**What is expected**
Extract the complete data exactly as given.
[START OF Dataset section]
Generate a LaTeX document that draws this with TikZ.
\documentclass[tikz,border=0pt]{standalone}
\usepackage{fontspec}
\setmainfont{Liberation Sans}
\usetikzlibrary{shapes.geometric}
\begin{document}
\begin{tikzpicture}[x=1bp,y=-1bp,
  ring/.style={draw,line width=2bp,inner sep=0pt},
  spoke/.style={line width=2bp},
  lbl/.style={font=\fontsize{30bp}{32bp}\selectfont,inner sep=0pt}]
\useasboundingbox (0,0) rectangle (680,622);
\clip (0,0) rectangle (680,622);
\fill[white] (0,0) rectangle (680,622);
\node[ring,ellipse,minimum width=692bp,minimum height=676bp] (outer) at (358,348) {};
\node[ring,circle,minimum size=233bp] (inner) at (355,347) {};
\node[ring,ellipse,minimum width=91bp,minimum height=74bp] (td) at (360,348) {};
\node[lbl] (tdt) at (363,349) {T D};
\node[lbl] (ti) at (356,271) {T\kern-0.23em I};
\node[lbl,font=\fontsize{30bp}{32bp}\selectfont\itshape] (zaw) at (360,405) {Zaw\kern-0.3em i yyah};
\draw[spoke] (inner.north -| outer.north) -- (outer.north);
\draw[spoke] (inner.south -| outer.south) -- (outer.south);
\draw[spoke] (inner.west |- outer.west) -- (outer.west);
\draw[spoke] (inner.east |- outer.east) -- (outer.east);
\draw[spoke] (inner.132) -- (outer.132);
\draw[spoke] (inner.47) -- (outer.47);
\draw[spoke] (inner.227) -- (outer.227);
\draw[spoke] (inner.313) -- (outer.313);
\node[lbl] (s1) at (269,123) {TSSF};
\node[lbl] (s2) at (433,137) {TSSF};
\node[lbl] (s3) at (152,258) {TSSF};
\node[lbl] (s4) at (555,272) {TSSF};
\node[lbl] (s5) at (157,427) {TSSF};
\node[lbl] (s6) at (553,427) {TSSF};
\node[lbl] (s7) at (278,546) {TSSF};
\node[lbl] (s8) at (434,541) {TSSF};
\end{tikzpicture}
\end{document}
[END OF Dataset section]
**The reply**
Generate a LaTeX document that draws this with TikZ.
\documentclass[tikz,border=0pt]{standalone}
\usepackage{fontspec}
\setmainfont{Liberation Sans}
\usetikzlibrary{shapes.geometric}
\begin{document}
\begin{tikzpicture}[x=1bp,y=-1bp,
  ring/.style={draw,line width=2bp,inner sep=0pt},
  spoke/.style={line width=2bp},
  lbl/.style={font=\fontsize{30bp}{32bp}\selectfont,inner sep=0pt}]
\useasboundingbox (0,0) rectangle (680,622);
\clip (0,0) rectangle (680,622);
\fill[white] (0,0) rectangle (680,622);
\node[ring,ellipse,minimum width=692bp,minimum height=676bp] (outer) at (358,348) {};
\node[ring,circle,minimum size=233bp] (inner) at (355,347) {};
\node[ring,ellipse,minimum width=91bp,minimum height=74bp] (td) at (360,348) {};
\node[lbl] (tdt) at (363,349) {T D};
\node[lbl] (ti) at (356,271) {T\kern-0.23em I};
\node[lbl,font=\fontsize{30bp}{32bp}\selectfont\itshape] (zaw) at (360,405) {Zaw\kern-0.3em i yyah};
\draw[spoke] (inner.north -| outer.north) -- (outer.north);
\draw[spoke] (inner.south -| outer.south) -- (outer.south);
\draw[spoke] (inner.west |- outer.west) -- (outer.west);
\draw[spoke] (inner.east |- outer.east) -- (outer.east);
\draw[spoke] (inner.132) -- (outer.132);
\draw[spoke] (inner.47) -- (outer.47);
\draw[spoke] (inner.227) -- (outer.227);
\draw[spoke] (inner.313) -- (outer.313);
\node[lbl] (s1) at (269,123) {TSSF};
\node[lbl] (s2) at (433,137) {TSSF};
\node[lbl] (s3) at (152,258) {TSSF};
\node[lbl] (s4) at (555,272) {TSSF};
\node[lbl] (s5) at (157,427) {TSSF};
\node[lbl] (s6) at (553,427) {TSSF};
\node[lbl] (s7) at (278,546) {TSSF};
\node[lbl] (s8) at (434,541) {TSSF};
\end{tikzpicture}
\end{document}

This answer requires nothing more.